When someone dies, the cause is documented on their death certificate. Not so if the death was caused by a medical error.
Medical errors are the third cause of death in the United States according to the British Medical Journal. It defines medical errors as an unintended act or one that doesn't work as intended; an error of planning or execution; or a deviation from the process of care.
Among the top medical errors? Misdiagnosis, medication mistakes, infections transmitted from the hospital or early discharges.
It can be increasingly challenging to stay on top of our health, especially as we age and medical issues and medical appointments increase. While it's true that we don't always have control over all the logistics of our health care, there are things we can all learn to stay safe and prevent these errors from occurring. One of the most important things you can do is be to speak up if you have any questions or concerns.
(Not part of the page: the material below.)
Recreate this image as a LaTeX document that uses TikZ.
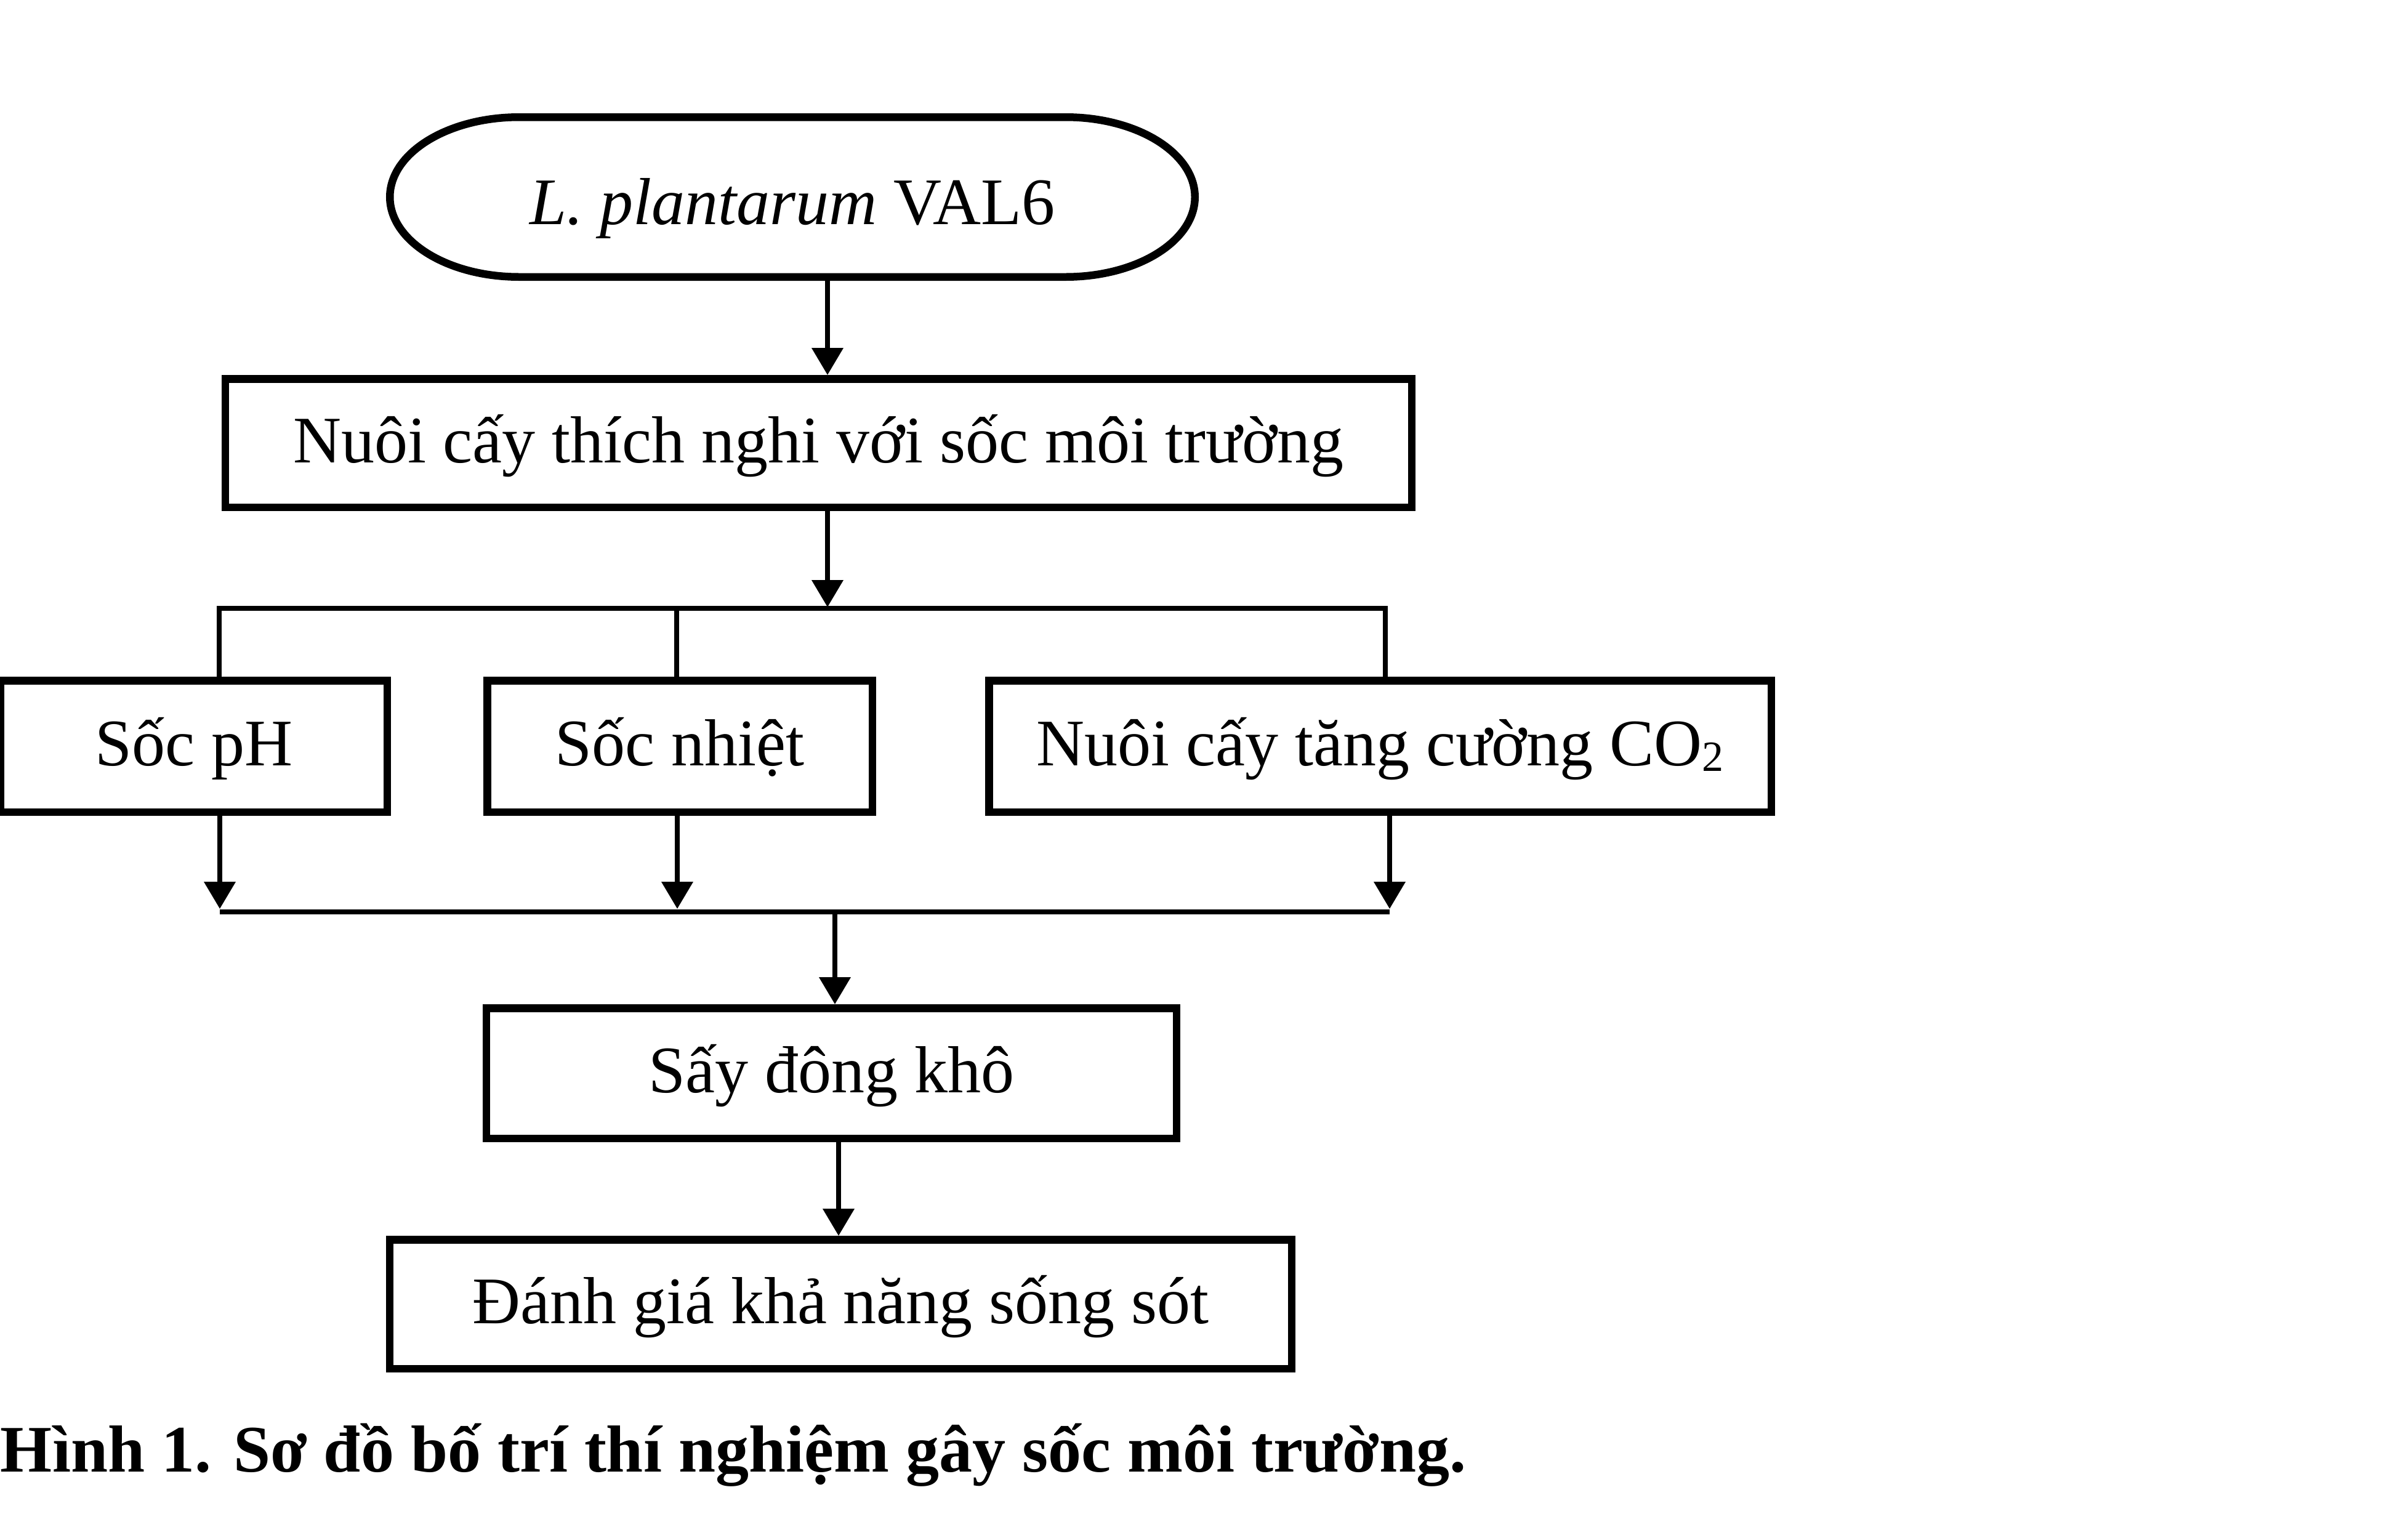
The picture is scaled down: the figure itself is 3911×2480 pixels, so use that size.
\documentclass[tikz,border=0pt]{standalone}
\usepackage{fontspec}
\setmainfont{Liberation Serif}
\usetikzlibrary{arrows.meta,calc}
\begin{document}
\begin{tikzpicture}[x=0.2pt,y=-0.2pt,
  boxline/.style={line width=2.5pt},
  stepbox/.style={draw,boxline,inner sep=0pt,align=center,
     font=\fontsize{21.6pt}{26pt}\selectfont,text height=17.6pt,text depth=5pt},
  conn/.style={line width=1.5pt},
  arr/.style={conn,-{Triangle[width=10pt,length=8.8pt]}}]
\useasboundingbox (0,0) rectangle (3911,2480);
% terminator
\node[inner sep=0pt,outer sep=0pt,minimum width=261.5pt,minimum height=51.9pt,
      font=\fontsize{21.6pt}{26pt}\selectfont,text height=22.6pt,text depth=5pt]
      (term) at (1287,320) {\textit{L. plantarum} VAL6};
\draw[boxline,line join=round] (term.north) -- ([xshift=-42pt]term.north east)
   arc[start angle=90,end angle=-90,x radius=42pt,y radius=25.95pt]
   -- ([xshift=42pt]term.south west)
   arc[start angle=270,end angle=90,x radius=42pt,y radius=25.95pt] -- cycle;
% boxes
\node[stepbox,minimum width=385.3pt,minimum height=41.7pt] (adapt) at (1329.5,719.5) {Nuôi cấy thích nghi với sốc môi trường};
\node[stepbox,minimum width=125.7pt,minimum height=42.7pt] (ph) at (314.75,1212) {Sốc pH};
\node[stepbox,minimum width=125.1pt,minimum height=42.7pt] (heat) at (1104,1212) {Sốc nhiệt};
\node[stepbox,minimum width=254.1pt,minimum height=42.7pt] (co2) at (2241.5,1212) {Nuôi cấy tăng cường CO\raisebox{-1.7pt}{\fontsize{14pt}{14pt}\selectfont 2}};
\node[stepbox,minimum width=224.1pt,minimum height=42.3pt] (dry) at (1350.5,1743) {Sấy đông khô};
\node[stepbox,minimum width=292.9pt,minimum height=41.9pt] (eval) at (1365.5,2118) {Đánh giá khả năng sống sót};
% caption
\node[anchor=base west,inner sep=0pt,font=\fontsize{21.6pt}{26pt}\selectfont\bfseries] (cap) at (0,2390) {Hình 1. Sơ đồ bố trí thí nghiệm gây sốc môi trường.};
% coordinates
\coordinate (c1) at (1344,0);
\coordinate (j1) at (1344,986);
\coordinate (b1l) at (356,988);
\coordinate (b1m) at (1099,988);
\coordinate (b1r) at (2250,988);
\coordinate (b2l) at (357,1481);
\coordinate (b2m) at (1100,1481);
\coordinate (b2r) at (2257,1481);
\coordinate (c2) at (1356,1481);
\coordinate (c3) at (1362,0);
% connectors
\draw[arr] ([yshift=-1.25pt]c1 |- term.south) -- (c1 |- adapt.north);
\draw[arr] (c1 |- adapt.south) -- (j1);
\draw[conn] (b1l |- ph.north) -- (b1l) -- (b1r) -- (b1r |- co2.north);
\draw[conn] (b1m) -- (b1m |- heat.north);
\draw[arr] (b2l |- ph.south) -- ([yshift=1pt]b2l);
\draw[arr] (b2m |- heat.south) -- ([yshift=1pt]b2m);
\draw[arr] (b2r |- co2.south) -- ([yshift=1pt]b2r);
\draw[conn] (b2l) -- (b2r);
\draw[arr] (c2) -- (c2 |- dry.north);
\draw[arr] (c3 |- dry.south) -- (c3 |- eval.north);
\end{tikzpicture}
\end{document}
- Be an active participant on your team. Many medical decisions require input and decisions. Be involved directly in every decision and discussion relating to your care. Involved patients tend to get better results, research shows.
- Know—and share—your information, including your full medical history.
- Keep an updated list of the medicines you take—prescription, over-the-counter medicines, and vitamins, supplements and herbs—and share it with all your health care professionals. If you don't have a list, bring the bottles with you to any medical visits, including those with your primary care provider, as well as specialists, walk-in clinics and hospitals. Read 5 Questions to Ask Before a Medication Checkup.
- Similarly, make medical personnel aware of any allergies you have, especially adverse reactions to medicines. This can help prevent dangerous or deadly drug interactions.
- Many health care professionals have illegible handwriting. If they hand you a prescription, make sure you can read it to prevent a possible error in receiving the incorrect medicine. Many prescriptions are now submitted electronically to the pharmacist, which may reduce such handwriting errors.
- Pharmacies also can make errors. Case in point: A recent article in the New York Times reported that Walgreens' pharmacy employees told consultants of mistakes they made due to high stress levels and "unreasonable expectations." As a result, some safety procedures were ignored.
- When getting a prescription filled, double-check the label to make sure all information is correct. Don't hesitate to ask questions about side effects (best to get it in writing, which is usually provided in the literature that accompanies the prescription). Ask if there is a best time to take the medicine (Morning or evening? Full stomach or empty stomach?) and if there are any interactions with foods or other medicines (including over-the-counter drugs, supplements or herbs).
- Make sure you're clear on how and when to take your medicine. For example, does "four times daily" mean taking it every six hours, around the clock, or just during regular waking hours?
- Request a list of ingredients in the medicine and check for any possible allergies. Ask if there are any foods, drinks or activities you should avoid while taking the medication.
- If your medication is in liquid form, ask the pharmacist for the best way to measure it. Important to know: a tablespoon dose is not the same as a household tablespoon measurement. Read more: Know the Dose for Your Kids' Medicines.
To Prevent Hospital Errors
- If possible, choose the hospital that does the most procedures or type of surgery you're having. The old saying "practice makes perfect" applies here. According to research, there are better results when patients are treated in hospitals that have a lot of experience in their condition.
- Ensure that all personnel who have direct contact with you wash their hands, which is imperative to help prevent the spread of infection. Hospital personnel typically put on gloves when entering a room, but make sure your visitors also wash hands and/or put on sterile gloves.
- Prior to surgery, make sure that you, your doctor and your surgeon are all on the same page as to what exactly will be done. (Some surgical groups, like the American Academy of Orthopaedic Surgeons, encourage their surgeons to sign their initials directly on the site to be operated on prior to surgery to prevent wrong-side surgery.)
- In the hospital, ask for a written summation of the medications and doses you need, and keep track of it each time you are given drugs.
- When you're discharged from the hospital, make sure you have clear instructions on what to do once you return home. Understand your medications, learn about the necessary and expected recuperation time and when you can resume your regular activities. Your doctor may assume you know more than you actually do.
- Ask a friend or family member to be your advocate. It's always wise to have another set of eyes and ears, especially when you are overwhelmed with information or groggy from the after-effects of anesthesia.
Test and Procedure Safety
- Don't assume that you need a test, procedure or treatment, just because your health care provider prescribes it. You have a right to seek a second opinion, as well as question your provider to see if it is really necessary.
- Ask if the recommended treatment is based on the latest evidence. Ask about new studies or trials.
- If you do have a test, always follow up. No news is not necessarily good news.